Светлый фон

Волгин поспешно сдернул с мертвеца ключ, надел его себе на шею и принялся карабкаться вверх по склону, почти физически чувствуя, как офицер смотрит ему в спину, лениво раздумывая: застрелить или черт с ним.

Кого придется обменивать на следующую партию лекарств, хватит ли вообще духу проделать такое в одиночку, самому, а не под дулом пистолета – об этом Волгин пока старался не думать.

Ближе к вечеру, после наложения шины на один пустяковый перелом, после одних быстрых и легких родов с младенцем на онемечивание, Волгин почти успокоился. Ничего, что-нибудь придумает. И потом, препаратов хватит еще на какое-то время. Вот достать бы нормальной еды… Едва зайдя в свою каморку и опустившись на нары, такие же жесткие и сучковатые, как у прочих узников, Волгин закрыл глаза. Из-за хронического недосыпания он отключался, едва только выдавалась свободная минута.

И уже через миг выдернул себя из дремы, заслышав чьи-то шаги, безошибочно распознанные среди стонов и бормотания больных.

В проеме стояла медсестра Хильда.

– Доктор, откуда это?

Немка показала крупный осколок оранжевого стекла, на котором остался преизрядный обрывок бумажной наклейки с русской надписью: «Огнеопасно! Эфир медицинский».

Такой ужас, как теперь, Волгин испытал разве что в подземельях, у черного резервуара с непознанным. Упаковки и склянки от препаратов Волгин поручил тщательно уничтожать Леньке, и сам следил, чтобы все было сделано как следует. Если не было возможности сжечь, разодранные в клочья упаковки Ленька прятал в недрах мусорных куч – там немцы уж точно не стали бы рыться, а узники, копающиеся в отбросах ради чего-нибудь хоть отдаленно пригодного в пищу, в концлагере были самым обычным явлением. Так неужели что-то забыли? Осколки склянки от эфира Волгин закопал в мусоре собственноручно. А каким спасением был этот эфир, вместе с маской для наркоза, – на днях Волгин буквально с того света вытащил заключенного, получившего пулевое ранение в брюшную полость…

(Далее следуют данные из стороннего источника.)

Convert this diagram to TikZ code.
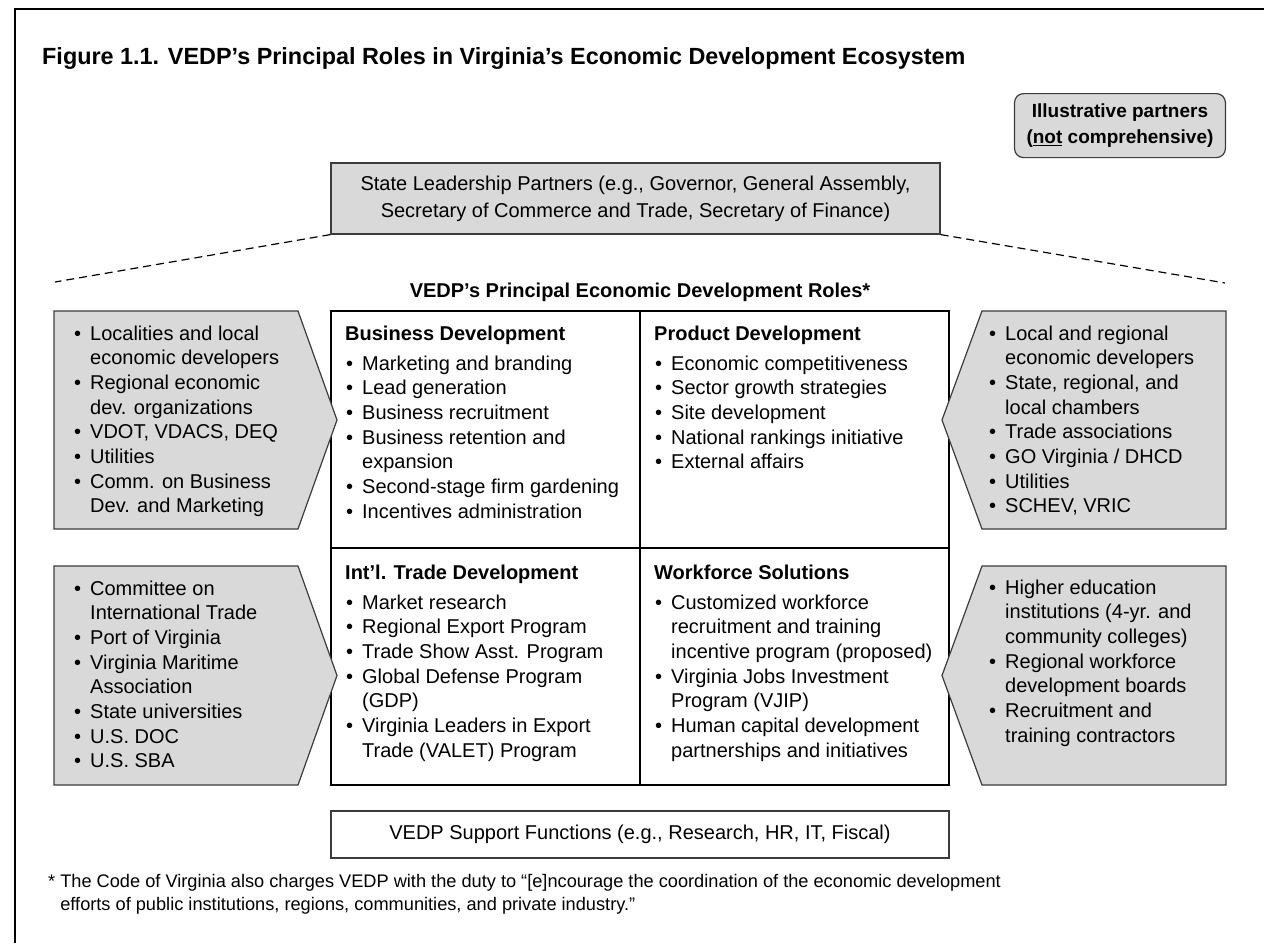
\documentclass[tikz,border=0pt]{standalone}
\usepackage{fontspec}
\setmainfont{Liberation Sans}
\usepackage{tikz}
\usetikzlibrary{positioning}
\definecolor{partnergray}{RGB}{217, 217, 217}
\definecolor{edgegray}{RGB}{60, 60, 60}
\newcommand{\bodyfont}{\fontsize{20}{24.7}\selectfont}
\newcommand{\bu}{\makebox[16pt][l]{\textbullet}}
\newcommand{\blist}[1]{\begin{tabular}[t]{@{}l@{}l@{}}#1\end{tabular}}

\begin{document}
\begin{tikzpicture}[x=1pt, y=-1pt,
  greybox/.style={draw=edgegray, fill=partnergray, line width=1.2pt},
  listnode/.style={anchor=base west, inner sep=0pt, font=\bodyfont},
  headnode/.style={anchor=base west, inner sep=0pt, font=\bfseries\bodyfont}]
\useasboundingbox (0,0) rectangle (1264,943);
\draw[line width=1.5pt] (15,943) |- (1264,9);

\node[anchor=base west, inner sep=0pt, font=\bfseries\fontsize{23.4}{28}\selectfont] (title) at (42,64) {Figure 1.1. VEDP’s Principal Roles in Virginia’s Economic Development Ecosystem};

\node[greybox, rounded corners=9pt, anchor=north east, minimum height=64pt, inner xsep=12pt, align=center, font=\bfseries\fontsize{19}{26}\selectfont] (partnersnote) at (1226,93) {Illustrative partners\\(\underline{not} comprehensive)};

\node[greybox, minimum width=609pt, minimum height=71pt, align=center, font=\fontsize{20}{27}\selectfont] (state) at (635.5,198.5) {State Leadership Partners (e.g., Governor, General Assembly,\\Secretary of Commerce and Trade, Secretary of Finance)};
\coordinate (leftend) at (55,282);
\coordinate (rightend) at (1225,283);
\draw[line width=1.2pt, dash pattern=on 8pt off 5pt] (state.south west) -- (leftend);
\draw[line width=1.2pt, dash pattern=on 8pt off 5pt] (state.south east) -- (rightend);

\node[anchor=base, font=\bfseries\fontsize{20}{24}\selectfont] (rolestitle) at (640,297) {VEDP’s Principal Economic Development Roles*};

\node[draw, line width=1.5pt, minimum width=618pt, minimum height=474pt, inner sep=0pt] (roles) at (640,548) {};
\draw[line width=1.5pt] (roles.north) -- (roles.south);
\draw[line width=1.5pt] (roles.west) -- (roles.east);

\node[headnode] (bizhead) at (345,340) {Business Development};
\node[listnode] (bizlist) at (346,370) {\blist{\bu & Marketing and branding\\ \bu & Lead generation\\ \bu & Business recruitment\\ \bu & Business retention and\\ & expansion\\ \bu & Second-stage firm gardening\\ \bu & Incentives administration}};
\node[headnode] (prodhead) at (654,340) {Product Development};
\node[listnode] (prodlist) at (655,370) {\blist{\bu & Economic competitiveness\\ \bu & Sector growth strategies\\ \bu & Site development\\ \bu & National rankings initiative\\ \bu & External affairs}};
\node[headnode] (tradehead) at (345,579) {Int’l. Trade Development};
\node[listnode] (tradelist) at (346,609) {\blist{\bu & Market research\\ \bu & Regional Export Program\\ \bu & Trade Show Asst. Program\\ \bu & Global Defense Program\\ & (GDP)\\ \bu & Virginia Leaders in Export\\ & Trade (VALET) Program}};
\node[headnode] (workhead) at (654,579) {Workforce Solutions};
\node[listnode] (worklist) at (655,609) {\blist{\bu & Customized workforce\\ & recruitment and training\\ & incentive program (proposed)\\ \bu & Virginia Jobs Investment\\ & Program (VJIP)\\ \bu & Human capital development\\ & partnerships and initiatives}};

\draw[greybox] (54,311) -- (298,311) -- (337,420) -- (298,529) -- (54,529) -- cycle;
\draw[greybox] (54,566) -- (298,566) -- (337,675.5) -- (298,785) -- (54,785) -- cycle;
\draw[greybox] (1226,311) -- (982,311) -- (942,420) -- (982,529) -- (1226,529) -- cycle;
\draw[greybox] (1226,566) -- (982,566) -- (942,675.5) -- (982,785) -- (1226,785) -- cycle;

\node[listnode] (localpartners) at (74,340) {\blist{\bu & Localities and local\\ & economic developers\\ \bu & Regional economic\\ & dev. organizations\\ \bu & VDOT, VDACS, DEQ\\ \bu & Utilities\\ \bu & Comm. on Business\\ & Dev. and Marketing}};
\node[listnode] (tradepartners) at (74,595) {\blist{\bu & Committee on\\ & International Trade\\ \bu & Port of Virginia\\ \bu & Virginia Maritime\\ & Association\\ \bu & State universities\\ \bu & U.S. DOC\\ \bu & U.S. SBA}};
\node[listnode] (regionpartners) at (989,340) {\blist{\bu & Local and regional\\ & economic developers\\ \bu & State, regional, and\\ & local chambers\\ \bu & Trade associations\\ \bu & GO Virginia / DHCD\\ \bu & Utilities\\ \bu & SCHEV, VRIC}};
\node[listnode] (workpartners) at (989,594) {\blist{\bu & Higher education\\ & institutions (4-yr. and\\ & community colleges)\\ \bu & Regional workforce\\ & development boards\\ \bu & Recruitment and\\ & training contractors}};

\node[draw=edgegray, line width=1.2pt, minimum width=618pt, minimum height=47pt, font=\bodyfont] (support) at (640,834.5) {VEDP Support Functions (e.g., Research, HR, IT, Fiscal)};

\node[anchor=base west, inner sep=0pt, align=left, font=\fontsize{18.2}{23}\selectfont] (footnote) at (48,910) {* The Code of Virginia also charges VEDP with the duty to “[e]ncourage the coordination of the economic development\\\phantom{* }efforts of public institutions, regions, communities, and private industry.”};
\end{tikzpicture}
\end{document}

– Я следила за тобой и видела, как ты прятал это в мусоре, – тихо сказала Хильда. – Доктор, я Шпехту доложу, если ты сам мне не расскажешь. И тогда тебе придется объяснять лагерному гестапо, откуда здесь русские медикаменты.

На душе у Волгина стало кромешно-черно, как в подземном резервуаре алхимиков. И плескалось там нечто непостижимое и всепоглощающее, будто в безвременье до-творения, когда свет не был отделен от тьмы.

– Пойдем, Хильда, я покажу тебе, откуда взял эти препараты. Тут недалеко совсем. Сама все увидишь, – тоже тихо и совершенно мертво произнес Волгин.